After the upheaval of moving here, the past couple of years have been stable and very familiar. We had fallen into an ever repeating pattern of work, school, gymnastic training and weekend trips to Starbucks. Despite the often frenetic busyness and the rushing from place to place, our routine was always the same and in a country that still seems unfamiliar at times, with so much we don’t understand, there was something comforting about that.
Amy starting at ‘big’ school has impacted on this routine and in the past few weeks it is me that has struggled to adjust to a number of changes such as her taking the bus!
Instead of dropping her safely at before school care I now drop her at the bus stop where she waits for her bus and makes her own way to school. Initially she was very nervous about this new found independence, but she has very swiftly adapted. She even coped when her bus did not arrive one day at all and now is a seasoned and experienced traveller. I meanwhile have struggled to let go. She is my baby and it is hard to leave for work, knowing she is not yet safely at school. My instinct is to wrap her up in a blanket and take her home for cuddles, not to cheerily wave at her waiting patiently at the bus stop as I drive away. I am finding this stage hard. I know I need to let go and that there will be far bigger challenges to come for us both but it doesn’t mean that it isn’t a struggle.

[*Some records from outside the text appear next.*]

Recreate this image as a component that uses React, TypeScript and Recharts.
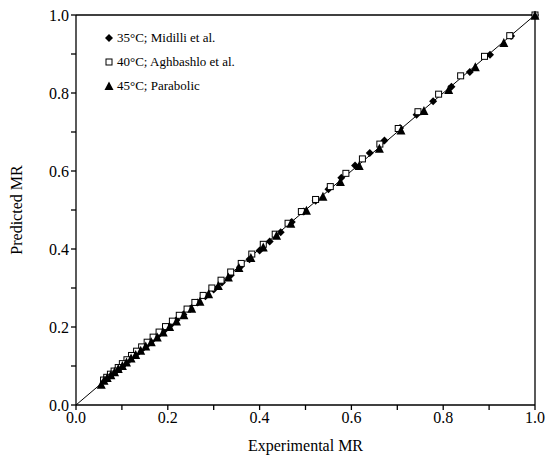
import { ScatterChart, Scatter, XAxis, YAxis, ReferenceLine } from "recharts";

// Experimental vs predicted moisture ratio
const exp35 = [1.0, 0.948, 0.902, 0.858, 0.818, 0.778, 0.742, 0.706, 0.672, 0.64, 0.608, 0.578, 0.55, 0.522, 0.496, 0.47, 0.446, 0.422, 0.4, 0.378, 0.357, 0.337, 0.318, 0.3, 0.282, 0.265, 0.249, 0.234, 0.219, 0.205, 0.192, 0.179, 0.167, 0.156, 0.145, 0.135, 0.125, 0.116, 0.107, 0.099, 0.091, 0.083];
const pred35 = [1.0, 0.946, 0.898, 0.854, 0.816, 0.779, 0.744, 0.71, 0.678, 0.646, 0.614, 0.583, 0.553, 0.524, 0.496, 0.469, 0.443, 0.419, 0.396, 0.374, 0.353, 0.333, 0.314, 0.296, 0.279, 0.263, 0.247, 0.232, 0.218, 0.204, 0.191, 0.179, 0.167, 0.156, 0.145, 0.135, 0.126, 0.117, 0.108, 0.1, 0.093, 0.086];

const exp40 = [1.0, 0.945, 0.89, 0.838, 0.79, 0.745, 0.702, 0.662, 0.624, 0.588, 0.554, 0.522, 0.491, 0.462, 0.434, 0.408, 0.383, 0.36, 0.337, 0.316, 0.296, 0.277, 0.259, 0.242, 0.225, 0.21, 0.195, 0.181, 0.168, 0.155, 0.143, 0.132, 0.121, 0.111, 0.101, 0.092, 0.083, 0.075, 0.067, 0.06];
const pred40 = [1.0, 0.947, 0.894, 0.844, 0.797, 0.752, 0.709, 0.669, 0.631, 0.594, 0.56, 0.527, 0.496, 0.466, 0.438, 0.412, 0.387, 0.363, 0.341, 0.32, 0.3, 0.281, 0.263, 0.246, 0.23, 0.215, 0.201, 0.187, 0.174, 0.161, 0.149, 0.138, 0.127, 0.116, 0.106, 0.096, 0.087, 0.079, 0.071, 0.064];

const exp45 = [1.0, 0.932, 0.87, 0.812, 0.758, 0.708, 0.661, 0.617, 0.576, 0.538, 0.502, 0.468, 0.437, 0.408, 0.381, 0.355, 0.332, 0.31, 0.289, 0.27, 0.252, 0.235, 0.219, 0.204, 0.19, 0.177, 0.164, 0.152, 0.141, 0.13, 0.12, 0.11, 0.101, 0.092, 0.084, 0.076, 0.068, 0.061, 0.055];
const pred45 = [0.998, 0.928, 0.866, 0.808, 0.754, 0.704, 0.657, 0.613, 0.572, 0.534, 0.498, 0.465, 0.434, 0.404, 0.377, 0.351, 0.327, 0.305, 0.284, 0.265, 0.247, 0.23, 0.214, 0.2, 0.186, 0.173, 0.161, 0.15, 0.139, 0.128, 0.119, 0.109, 0.1, 0.092, 0.084, 0.076, 0.069, 0.062, 0.052];

const ticks = [0, 0.1, 0.2, 0.3, 0.4, 0.5, 0.6, 0.7, 0.8, 0.9, 1.0];
const seriesNames = ["35°C; Midilli et al.", "40°C; Aghbashlo et al.", "45°C; Parabolic"];

const zip = (xs: number[], ys: number[]) => xs.map((x, i) => ({ x, y: ys[i] }));

const FONT = "'Liberation Serif', 'Times New Roman', serif";

const Diamond = (props: any) => {
	const { cx, cy } = props;
	const r = 4;
	return <path d={`M${cx},${cy - r}L${cx + r},${cy}L${cx},${cy + r}L${cx - r},${cy}Z`} fill="#000" />;
};

const Square = (props: any) => {
	const { cx, cy } = props;
	const s = 6;
	return <rect x={cx - s / 2} y={cy - s / 2} width={s} height={s} fill="#fff" stroke="#000" strokeWidth={1} />;
};

const Triangle = (props: any) => {
	const { cx, cy } = props;
	const h = 8;
	return <path d={`M${cx},${cy - h / 2 - 1}L${cx + 4.5},${cy + h / 2}L${cx - 4.5},${cy + h / 2}Z`} fill="#000" />;
};

const tickFmt = (v: number) => (Math.round(v * 10) % 2 === 0 ? v.toFixed(1) : "");

// legend drawn as an overlay so it does not take space from the plot
const LegendBox = () => {
	const icons = [
		<path d="M5,1L9,5L5,9L1,5Z" fill="#000" />,
		<rect x={2} y={2} width={6} height={6} fill="#fff" stroke="#000" />,
		<path d="M5,0.5L9.5,9L0.5,9Z" fill="#000" />,
	];
	return (
		<div style={{ position: "absolute", left: 104, top: 26, fontFamily: FONT, fontSize: 13, color: "#000" }}>
			{seriesNames.map((name, i) => (
				<div key={name} style={{ display: "flex", alignItems: "center", height: 24 }}>
					<svg width={10} height={10} style={{ marginRight: 3 }}>{icons[i]}</svg>
					<span>{name}</span>
				</div>
			))}
		</div>
	);
};

export default function App() {
	return (
		<div style={{ position: "absolute", left: 0, top: 0, width: 548, height: 462, background: "#fff" }}>
			<ScatterChart width={548} height={462} margin={{ top: 15, right: 13, left: 16, bottom: 7 }}>
				<XAxis
					type="number"
					dataKey="x"
					domain={[0, 1]}
					ticks={ticks}
					tickFormatter={tickFmt}
					interval={0}
					height={50}
					stroke="#000"
					strokeWidth={1.3}
					tickSize={5}
					tick={{ fill: "#000", fontSize: 16, fontFamily: FONT }}
					label={{ value: "Experimental MR", position: "insideBottom", offset: 4, fill: "#000", fontSize: 16, fontFamily: FONT }}
				/>
				<YAxis
					type="number"
					dataKey="y"
					domain={[0, 1]}
					ticks={ticks}
					tickFormatter={tickFmt}
					interval={0}
					width={60}
					stroke="#000"
					strokeWidth={1.3}
					tickSize={5}
					tick={{ fill: "#000", fontSize: 16, fontFamily: FONT }}
					label={{ value: "Predicted MR", angle: -90, position: "insideLeft", offset: 0, dx: 0, style: { textAnchor: "middle" }, fill: "#000", fontSize: 16, fontFamily: FONT }}
				/>
				<ReferenceLine y={1} stroke="#000" strokeWidth={1.3} />
				<ReferenceLine x={1} stroke="#000" strokeWidth={1.3} />
				<ReferenceLine segment={[{ x: 0, y: 0 }, { x: 1, y: 1 }]} stroke="#000" strokeWidth={1} />
				<Scatter name={seriesNames[0]} data={zip(exp35, pred35)} shape={<Diamond />} isAnimationActive={false} />
				<Scatter name={seriesNames[1]} data={zip(exp40, pred40)} shape={<Square />} isAnimationActive={false} />
				<Scatter name={seriesNames[2]} data={zip(exp45, pred45)} shape={<Triangle />} isAnimationActive={false} />
			</ScatterChart>
			<LegendBox />
		</div>
	);
}
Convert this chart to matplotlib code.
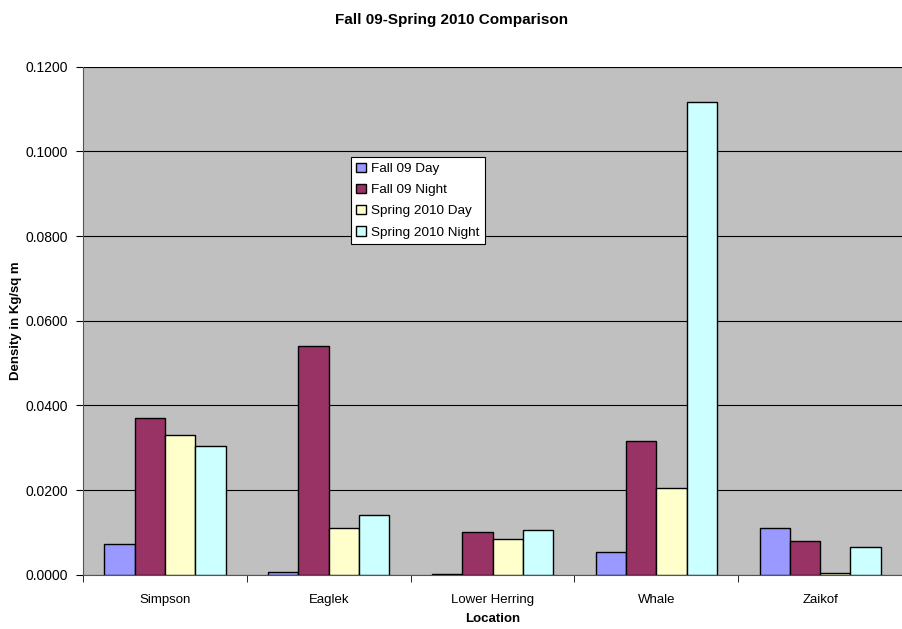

Watching Amy develop in confidence just from catching the bus to school on her own has reminded me just how important it is for us all to push outside of our comfort zone. It is easy to get settled in a routine and very comforting too, but we grow when we try new things. We gain confidence when we are able to complete tasks that once appeared alien to us and as we face challenges and overcome them, however large or small they may be, we grow and become more resilient.
When I reflect on my role as mother, it always makes me smile. I used to imagine that being a mother was all about my wisdom- teaching our children, guiding them, showing them the way to grow and develop into the human beings they are destined to be. What I have learned so far though is that our children teach me far more important lessons than I will ever be able to teach them. They help me to become wiser than I ever imagined I could be. They show me the way.